• [Requirement]:
Skip the pictures and quote all of the lines exactly.

• [Given data]:
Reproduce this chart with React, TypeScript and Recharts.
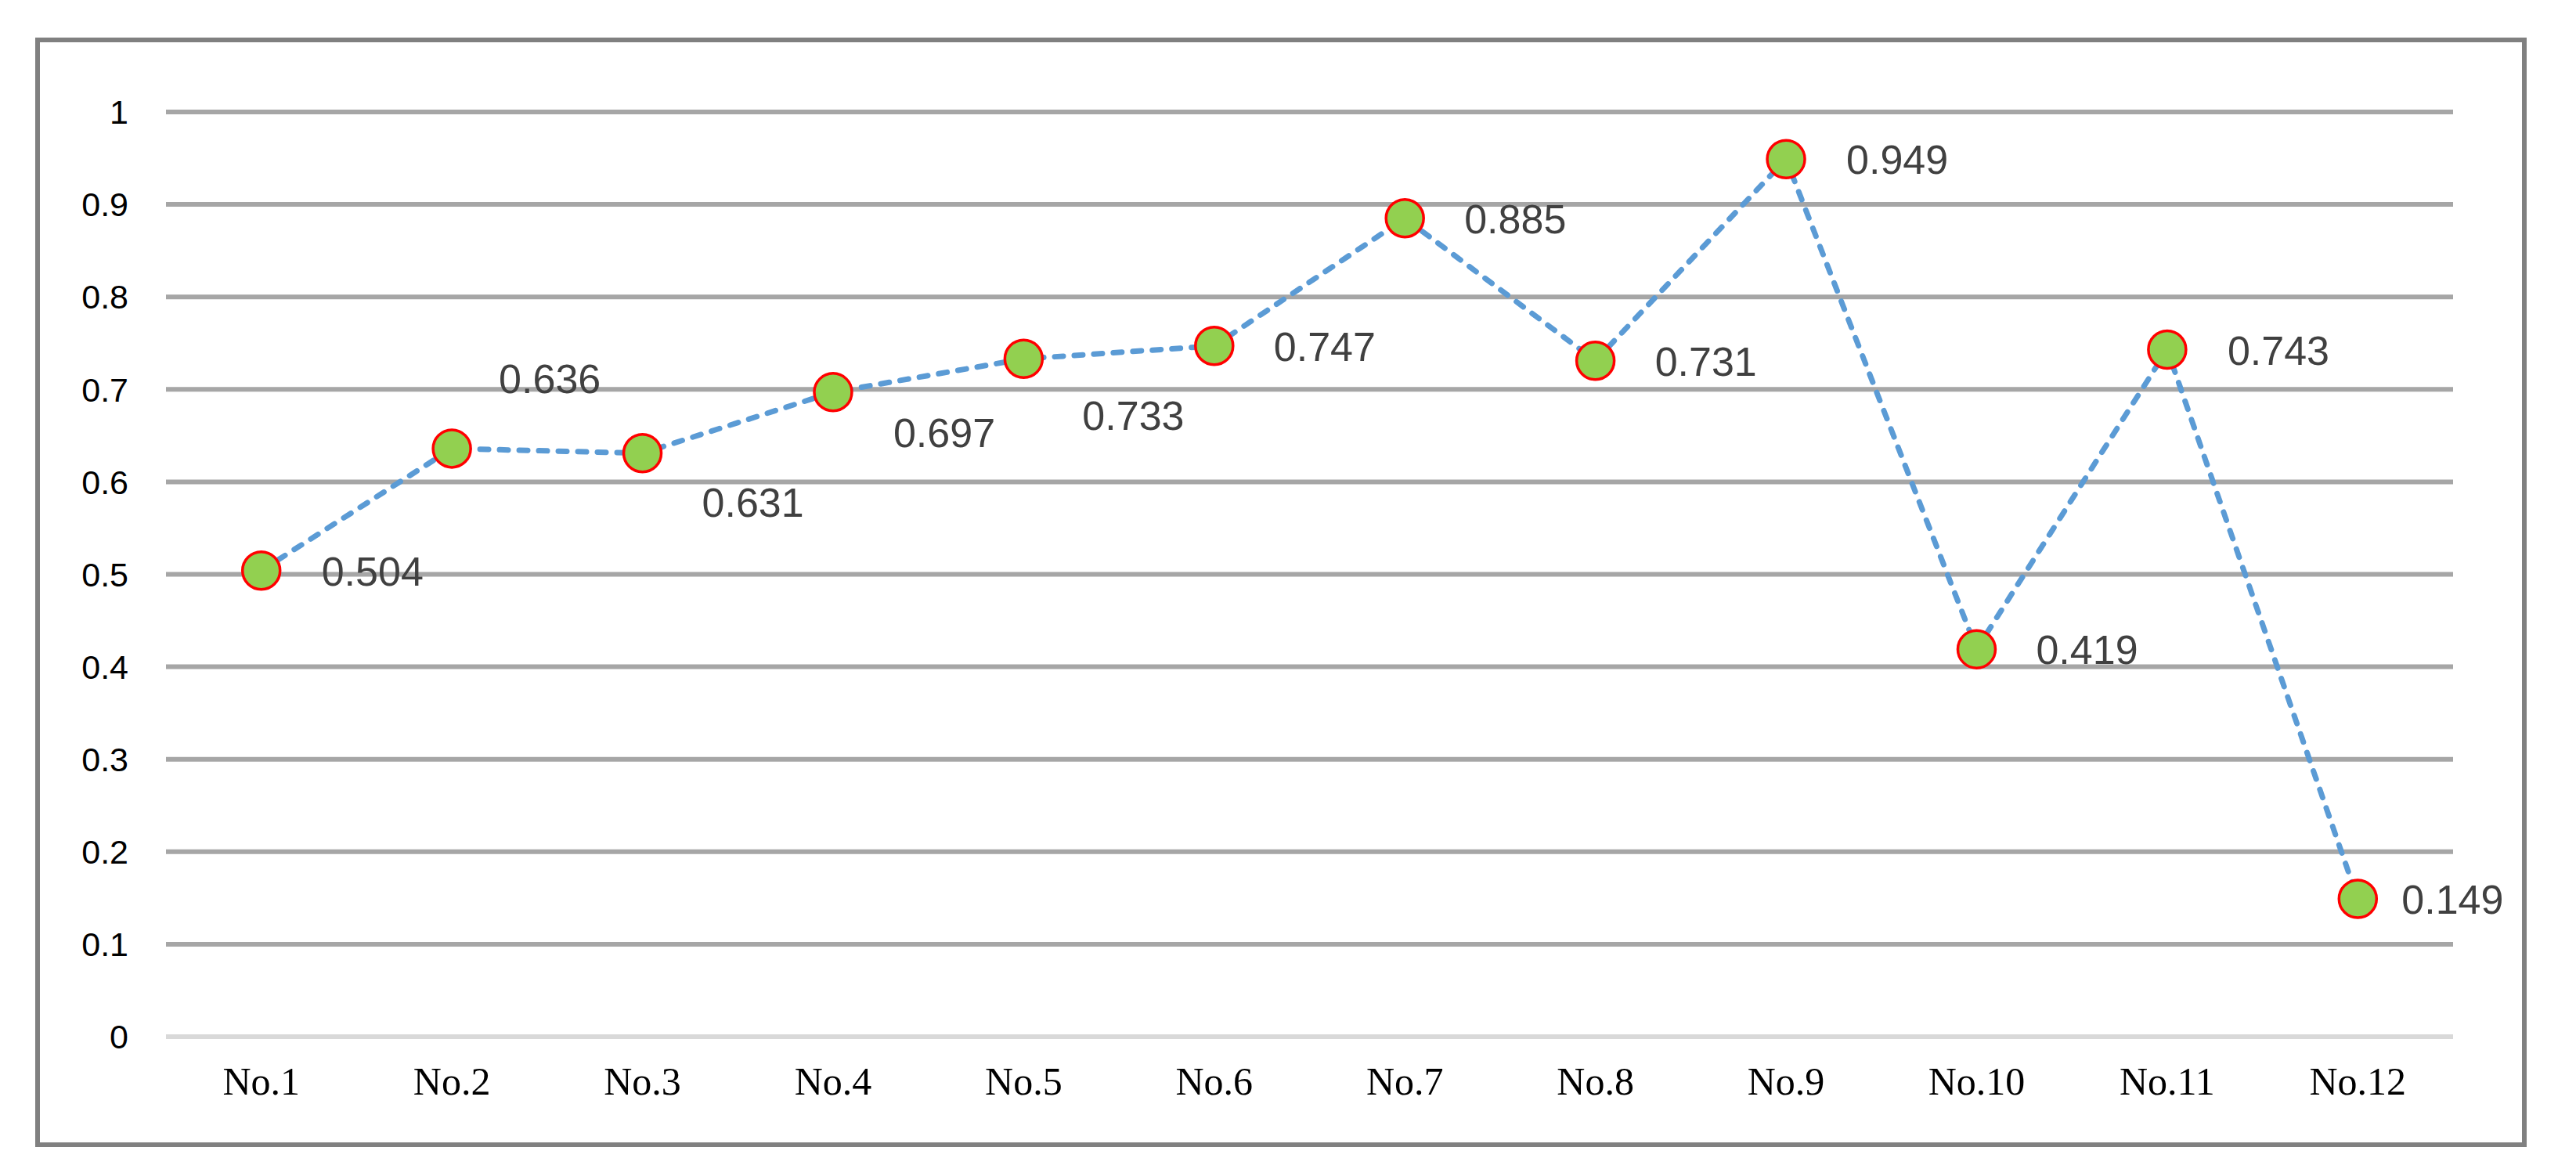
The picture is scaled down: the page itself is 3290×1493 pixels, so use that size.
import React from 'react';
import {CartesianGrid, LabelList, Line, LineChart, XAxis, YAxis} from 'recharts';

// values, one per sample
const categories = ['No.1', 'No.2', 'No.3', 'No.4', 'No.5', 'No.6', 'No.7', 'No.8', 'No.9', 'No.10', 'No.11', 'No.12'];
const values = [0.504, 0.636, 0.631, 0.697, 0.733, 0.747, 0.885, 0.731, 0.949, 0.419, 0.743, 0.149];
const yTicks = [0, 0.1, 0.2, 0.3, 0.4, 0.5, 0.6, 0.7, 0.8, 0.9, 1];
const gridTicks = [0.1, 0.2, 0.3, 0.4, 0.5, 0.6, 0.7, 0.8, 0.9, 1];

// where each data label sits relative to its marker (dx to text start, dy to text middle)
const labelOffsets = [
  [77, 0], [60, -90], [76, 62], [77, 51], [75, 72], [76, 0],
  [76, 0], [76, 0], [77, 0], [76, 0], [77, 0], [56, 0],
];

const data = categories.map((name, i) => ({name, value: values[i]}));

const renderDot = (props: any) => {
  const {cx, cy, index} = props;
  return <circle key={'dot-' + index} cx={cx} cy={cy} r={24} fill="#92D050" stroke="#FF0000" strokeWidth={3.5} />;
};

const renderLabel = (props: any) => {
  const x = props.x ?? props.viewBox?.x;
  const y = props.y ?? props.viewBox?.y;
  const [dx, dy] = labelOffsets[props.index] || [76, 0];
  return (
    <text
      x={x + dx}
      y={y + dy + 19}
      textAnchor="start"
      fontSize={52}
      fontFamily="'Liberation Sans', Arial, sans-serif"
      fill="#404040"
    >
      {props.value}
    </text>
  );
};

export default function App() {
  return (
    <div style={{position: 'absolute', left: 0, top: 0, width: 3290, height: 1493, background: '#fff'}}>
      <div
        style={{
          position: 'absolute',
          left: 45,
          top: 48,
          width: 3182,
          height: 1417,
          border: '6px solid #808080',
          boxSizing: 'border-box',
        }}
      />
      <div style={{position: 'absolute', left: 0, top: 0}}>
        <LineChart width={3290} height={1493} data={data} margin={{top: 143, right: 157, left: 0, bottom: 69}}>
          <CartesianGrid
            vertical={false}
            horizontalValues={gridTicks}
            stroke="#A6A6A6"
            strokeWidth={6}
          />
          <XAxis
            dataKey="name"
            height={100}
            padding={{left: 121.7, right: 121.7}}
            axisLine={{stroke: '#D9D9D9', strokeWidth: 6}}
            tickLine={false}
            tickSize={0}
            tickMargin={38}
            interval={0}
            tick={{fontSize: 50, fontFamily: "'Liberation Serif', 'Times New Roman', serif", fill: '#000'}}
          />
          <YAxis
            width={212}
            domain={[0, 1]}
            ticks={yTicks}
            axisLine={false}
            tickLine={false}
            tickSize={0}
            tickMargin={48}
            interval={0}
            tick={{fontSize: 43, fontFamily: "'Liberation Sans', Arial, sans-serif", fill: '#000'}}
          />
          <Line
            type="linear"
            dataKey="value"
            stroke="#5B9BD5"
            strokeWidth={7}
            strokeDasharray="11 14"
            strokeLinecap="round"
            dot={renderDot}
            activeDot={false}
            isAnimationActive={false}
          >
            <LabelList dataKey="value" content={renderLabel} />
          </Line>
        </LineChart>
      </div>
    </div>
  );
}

• [Final result]:
Reproduce this chart with React, TypeScript and Recharts.
The picture is scaled down: the page itself is 3290×1493 pixels, so use that size.
import React from 'react';
import {CartesianGrid, LabelList, Line, LineChart, XAxis, YAxis} from 'recharts';

// values, one per sample
const categories = ['No.1', 'No.2', 'No.3', 'No.4', 'No.5', 'No.6', 'No.7', 'No.8', 'No.9', 'No.10', 'No.11', 'No.12'];
const values = [0.504, 0.636, 0.631, 0.697, 0.733, 0.747, 0.885, 0.731, 0.949, 0.419, 0.743, 0.149];
const yTicks = [0, 0.1, 0.2, 0.3, 0.4, 0.5, 0.6, 0.7, 0.8, 0.9, 1];
const gridTicks = [0.1, 0.2, 0.3, 0.4, 0.5, 0.6, 0.7, 0.8, 0.9, 1];

// where each data label sits relative to its marker (dx to text start, dy to text middle)
const labelOffsets = [
  [77, 0], [60, -90], [76, 62], [77, 51], [75, 72], [76, 0],
  [76, 0], [76, 0], [77, 0], [76, 0], [77, 0], [56, 0],
];

const data = categories.map((name, i) => ({name, value: values[i]}));

const renderDot = (props: any) => {
  const {cx, cy, index} = props;
  return <circle key={'dot-' + index} cx={cx} cy={cy} r={24} fill="#92D050" stroke="#FF0000" strokeWidth={3.5} />;
};

const renderLabel = (props: any) => {
  const x = props.x ?? props.viewBox?.x;
  const y = props.y ?? props.viewBox?.y;
  const [dx, dy] = labelOffsets[props.index] || [76, 0];
  return (
    <text
      x={x + dx}
      y={y + dy + 19}
      textAnchor="start"
      fontSize={52}
      fontFamily="'Liberation Sans', Arial, sans-serif"
      fill="#404040"
    >
      {props.value}
    </text>
  );
};

export default function App() {
  return (
    <div style={{position: 'absolute', left: 0, top: 0, width: 3290, height: 1493, background: '#fff'}}>
      <div
        style={{
          position: 'absolute',
          left: 45,
          top: 48,
          width: 3182,
          height: 1417,
          border: '6px solid #808080',
          boxSizing: 'border-box',
        }}
      />
      <div style={{position: 'absolute', left: 0, top: 0}}>
        <LineChart width={3290} height={1493} data={data} margin={{top: 143, right: 157, left: 0, bottom: 69}}>
          <CartesianGrid
            vertical={false}
            horizontalValues={gridTicks}
            stroke="#A6A6A6"
            strokeWidth={6}
          />
          <XAxis
            dataKey="name"
            height={100}
            padding={{left: 121.7, right: 121.7}}
            axisLine={{stroke: '#D9D9D9', strokeWidth: 6}}
            tickLine={false}
            tickSize={0}
            tickMargin={38}
            interval={0}
            tick={{fontSize: 50, fontFamily: "'Liberation Serif', 'Times New Roman', serif", fill: '#000'}}
          />
          <YAxis
            width={212}
            domain={[0, 1]}
            ticks={yTicks}
            axisLine={false}
            tickLine={false}
            tickSize={0}
            tickMargin={48}
            interval={0}
            tick={{fontSize: 43, fontFamily: "'Liberation Sans', Arial, sans-serif", fill: '#000'}}
          />
          <Line
            type="linear"
            dataKey="value"
            stroke="#5B9BD5"
            strokeWidth={7}
            strokeDasharray="11 14"
            strokeLinecap="round"
            dot={renderDot}
            activeDot={false}
            isAnimationActive={false}
          >
            <LabelList dataKey="value" content={renderLabel} />
          </Line>
        </LineChart>
      </div>
    </div>
  );
}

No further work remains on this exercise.